Abstract

Abstract Being able to identify corruption and call corrupt officials, health workers and citizens to account is critical in ensuring that public health policy and practice is shaped by evidence and reason rather than by powerful political forces. Despite substantial financial investments by bilateral and multilateral agencies to combat corruption, twenty years of initiatives based on good governance, improving law and changing regulatory approaches have been hugely disappointing - failing to effect significant changes in low- and middle-income countries. Public health activism on corruption is stepping up, diverse groups of actors are organizing around the threat that corruption creates to UHC, equity, social justice and the drive for global solidarity. They cannot rely on traditional good governance accountability and transparency approaches that pay insufficient attention to combinations of poor policy, under-funding and powerful interests that shape health systems, create perverse incentives, the need for survival corruption. To be effective, we need evidence of feasible and effective anti-corruption strategies. In this workshop, building on two years of theory development, qualitative and quantitative data collection and analysis in health services in LMICS we will set how feasible and effective anti-corruption strategies can be crafted and implemented. The session will introduce the Anti-Corruption Evidence ('ACE approach') and the idea of “developmental governance”. These have been used in other sectors but this is the first time that they have been applied to health. The approach is innovative in its targeted approach and focus on welfare-enhancing policies, seeking out space where for action that simultaneously tackles corruption and improves health systems but which is also politically and institutionally feasible to introduce.
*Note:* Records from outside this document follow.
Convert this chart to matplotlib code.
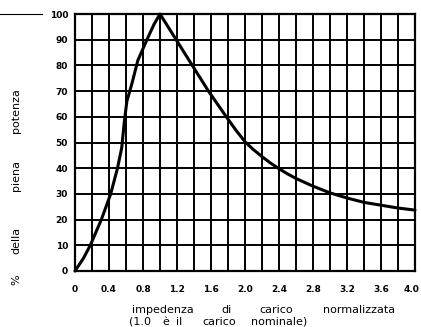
import matplotlib
matplotlib.use("Agg")
import matplotlib.pyplot as plt
from matplotlib.lines import Line2D
from matplotlib.ticker import MultipleLocator
from matplotlib.transforms import ScaledTranslation

# Power delivered vs. normalised load impedance
impedance = [0, 0.1, 0.18, 0.31, 0.42, 0.5, 0.55, 0.58, 0.61, 0.67, 0.74, 0.86, 0.93, 1.0,
             1.19, 1.38, 1.57, 1.78, 1.9, 2.0, 2.1, 2.2, 2.3, 2.4, 2.5, 2.6, 2.8,
             3.0, 3.2, 3.4, 3.6, 3.8, 4.0]
power_pct = [0, 5, 10, 20, 30, 40, 48, 58, 66, 73, 82, 91, 96, 100,
             90, 80, 70, 60, 54.5, 50.3, 47.2, 44.5, 42, 39.8, 37.8, 36, 33,
             30.4, 28.4, 26.7, 25.6, 24.5, 23.7]

x_ticks = [0, 0.4, 0.8, 1.2, 1.6, 2.0, 2.4, 2.8, 3.2, 3.6, 4.0]
x_tick_labels = ["0", "0.4", "0.8", "1.2", "1.6", "2.0", "2.4", "2.8", "3.2", "3.6", "4.0"]
y_ticks = [0, 10, 20, 30, 40, 50, 60, 70, 80, 90, 100]

W, H = 421, 327
fig = plt.figure(figsize=(W / 100, H / 100), dpi=100)
ax = fig.add_axes([75 / W, 1 - 271 / H, 340 / W, 257 / H])

ax.set_xlim(0, 4.0)
ax.set_ylim(0, 100)
ax.xaxis.set_minor_locator(MultipleLocator(0.2))
ax.set_xticks(x_ticks)
ax.set_xticklabels(x_tick_labels)
ax.set_yticks(y_ticks)
ax.grid(True, which="both", color="black", linewidth=1.4)
ax.set_axisbelow(True)
for s in ax.spines.values():
    s.set_linewidth(1.6)
ax.tick_params(which="both", length=0)
ax.tick_params(axis="x", pad=10, labelsize=6.5)
ax.tick_params(axis="y", pad=5, labelsize=6.5)
for lab in ax.get_xticklabels() + ax.get_yticklabels():
    lab.set_fontweight("bold")
# keep the last x label inside the figure
last = ax.get_xticklabels()[-1]
last.set_transform(last.get_transform() + ScaledTranslation(-4 / 100, 0, fig.dpi_scale_trans))

ax.plot(impedance, power_pct, color="black", linewidth=2.2, solid_joinstyle="round",
        solid_capstyle="round", clip_on=False, zorder=3)

# leader line at the top-left
fig.add_artist(Line2D([0, 42 / W], [1 - 14 / H, 1 - 14 / H], color="black", linewidth=0.8))

# x-axis caption, spread out word by word
line1 = [("impedenza", 163), ("di", 226), ("carico", 276.5), ("normalizzata", 359)]
line2 = [("(1.0", 140), ("è", 165.5), ("il", 179), ("carico", 219), ("nominale)", 279)]
for word, xc in line1:
    fig.text(xc / W, 1 - 310 / H, word, ha="center", va="center", fontsize=8)
for word, xc in line2:
    fig.text(xc / W, 1 - 322 / H, word, ha="center", va="center", fontsize=8)

# y-axis caption
ylab = [("potenza", 111), ("piena", 176), ("della", 240), ("%", 280)]
for word, yc in ylab:
    fig.text(16 / W, 1 - yc / H, word, ha="center", va="center", rotation=90, fontsize=8)

fig.savefig("out.png", dpi=100, facecolor="white")
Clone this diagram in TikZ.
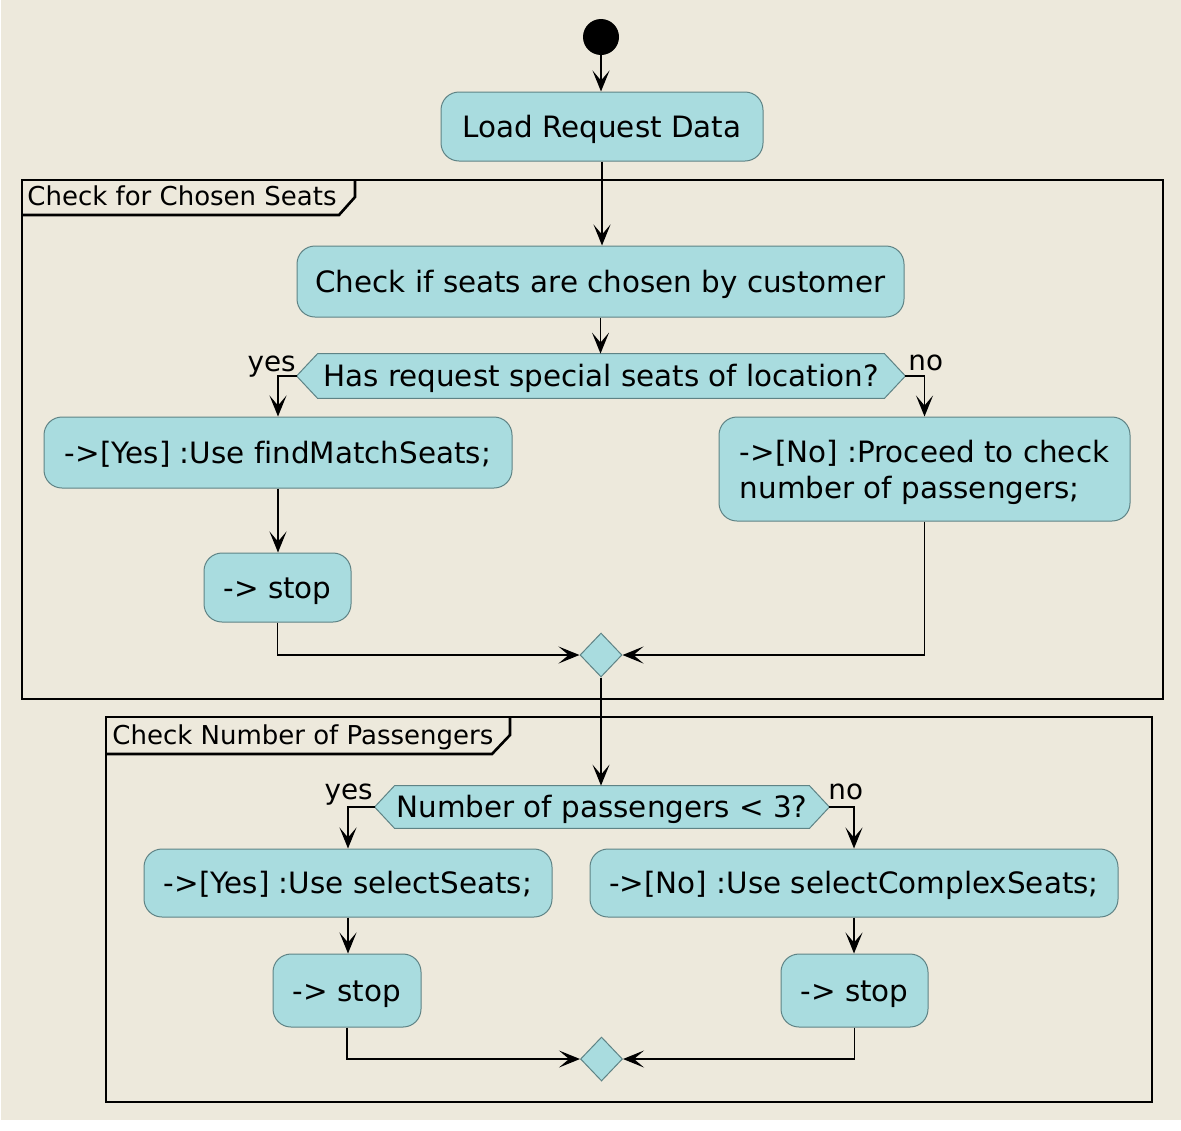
\documentclass[tikz,border=0pt]{standalone}
\usepackage{fontspec}
\setmainfont{DejaVu Sans}[Ligatures=NoCommon]
\usetikzlibrary{arrows.meta,shapes.geometric,calc}
\definecolor{bgc}{HTML}{EDE9DC}
\definecolor{actfill}{HTML}{A9DCDF}
\definecolor{actline}{HTML}{5F8385}
\pgfdeclarelayer{bg}
\pgfsetlayers{bg,main}
\begin{document}
\begin{tikzpicture}[x=0.5pt,y=-0.5pt,
  actbox/.style={draw=actline, fill=actfill, line width=0.5pt, rounded corners=9pt, inner sep=0pt, font=\fontsize{14.7}{18}\selectfont},
  act/.style={actbox, text height=12pt, text depth=1.5pt},
  dectext/.style={inner sep=0pt, font=\fontsize{14.7}{18}\selectfont, text height=12pt, text depth=1.5pt},
  hexa/.style={draw=actline, fill=actfill, line width=0.5pt},
  merge/.style={diamond, draw=actline, fill=actfill, line width=0.5pt, minimum width=21pt, minimum height=22pt, inner sep=0pt},
  arr/.style={draw=black, line width=0.9pt, -{Stealth[length=10.5pt,width=8.5pt,inset=5pt]}},
  frameline/.style={draw=black, line width=1.3pt},
  framelabel/.style={inner sep=0pt, font=\fontsize{13}{15}\selectfont, anchor=base west},
  branch/.style={inner sep=0pt, font=\fontsize{13.9}{16}\selectfont},
]
\useasboundingbox (0,0) rectangle (1181,1130);
\begin{pgfonlayer}{bg}
\fill[bgc] (1,0) rectangle (1181,1120);
\end{pgfonlayer}

% frames
\draw[frameline] (22,180) rectangle (1163,699);
\draw[frameline] (22,215) -- (339,215) -- (355,197) -- (355,180);
\node[framelabel] (f1) at (27,205) {Check for Chosen Seats};
\draw[frameline] (106,717) rectangle (1152,1102);
\draw[frameline] (106,754) -- (492,754) -- (510,735) -- (510,717);
\node[framelabel] (f2) at (112,744) {Check Number of Passengers};

% nodes
\node[circle, fill=black, minimum size=18pt, inner sep=0pt] (start) at (601,37) {};
\node[act, minimum width=161pt, minimum height=34.5pt] (load) at (602,126.5) {Load Request Data};
\node[act, minimum width=303.5pt, minimum height=35.5pt] (check) at (600.5,281.5) {Check if seats are chosen by customer};
\node[dectext, minimum width=304pt, minimum height=22pt] (d1) at (601,376) {Has request special seats of location?};
\begin{pgfonlayer}{bg}
\draw[hexa] (d1.west) -- ([xshift=10.5pt]d1.north west) -- ([xshift=-10.5pt]d1.north east) -- (d1.east) -- ([xshift=-10.5pt]d1.south east) -- ([xshift=10.5pt]d1.south west) -- cycle;
\end{pgfonlayer}
\node[act, minimum width=234pt, minimum height=35.5pt] (fm) at (278,452.5) {->[Yes] :Use findMatchSeats;};
\node[actbox, align=left, minimum width=205.5pt, minimum height=52pt] (pr) at (924.5,469) {\rule{0pt}{14.2pt}->[No] :Proceed to check\\number of passengers;};
\node[act, minimum width=73.5pt, minimum height=34.5pt] (stop1) at (277.5,587.5) {-> stop};
\node[merge] (m1) at (601,655) {};

\node[dectext, minimum width=227pt, minimum height=21pt] (d2) at (602,807) {Number of passengers < 3?};
\begin{pgfonlayer}{bg}
\draw[hexa] (d2.west) -- ([xshift=10pt]d2.north west) -- ([xshift=-10pt]d2.north east) -- (d2.east) -- ([xshift=-10pt]d2.south east) -- ([xshift=10pt]d2.south west) -- cycle;
\end{pgfonlayer}
\node[act, minimum width=204pt, minimum height=34pt] (ss) at (348,883) {->[Yes] :Use selectSeats;};
\node[act, minimum width=264pt, minimum height=34pt] (cs) at (854,883) {->[No] :Use selectComplexSeats;};
\node[act, minimum width=74pt, minimum height=36.5pt] (stop2) at (347,990.5) {-> stop};
\node[act, minimum width=73.5pt, minimum height=36.5pt] (stop3) at (854.5,990.5) {-> stop};
\node[merge] (m2) at (601.5,1059) {};

% branch labels
\node[branch, anchor=base east] (y1) at (296,371) {yes};
\node[branch, anchor=base west] (n1) at (908,370) {no};
\node[branch, anchor=base east] (y2) at (373,799) {yes};
\node[branch, anchor=base west] (n2) at (828,799) {no};

% connectors
\draw[arr] (start.south) -- (start.south |- load.north);
\draw[arr] (load.south) -- (load.south |- check.north);
\draw[arr] (check.south) -- (check.south |- d1.north);
\draw[arr] (d1.west) -| (fm.north);
\draw[arr] (d1.east) -| (pr.north);
\draw[arr] (fm.south) -- (fm.south |- stop1.north);
\draw[arr] (stop1.south) |- (m1.west);
\draw[arr] (pr.south) |- (m1.east);
\draw[arr] (m1.south) -- (m1.south |- d2.north);
\draw[arr] (d2.west) -| (ss.north);
\draw[arr] (d2.east) -| (cs.north);
\draw[arr] (ss.south) -- (ss.south |- stop2.north);
\draw[arr] (cs.south) -- (cs.south |- stop3.north);
\draw[arr] (stop2.south) |- (m2.west);
\draw[arr] (stop3.south) |- (m2.east);
\end{tikzpicture}
\end{document}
These strategies mark a shift away from blue-prints, interventions applied across countries without attending to context. We will use this workshop to show participants how to attend to the ways in which power and politics, culture and social networks shape health seeking and health care provision and how targeted, politically sensitive strategies offer the best anti-corruption solutions. Key messages New approaches to anti-corruption are critical for public health. Context-sensitive politically feasible, welfare-enhancing interventions offer the best way forward for anti-corruption.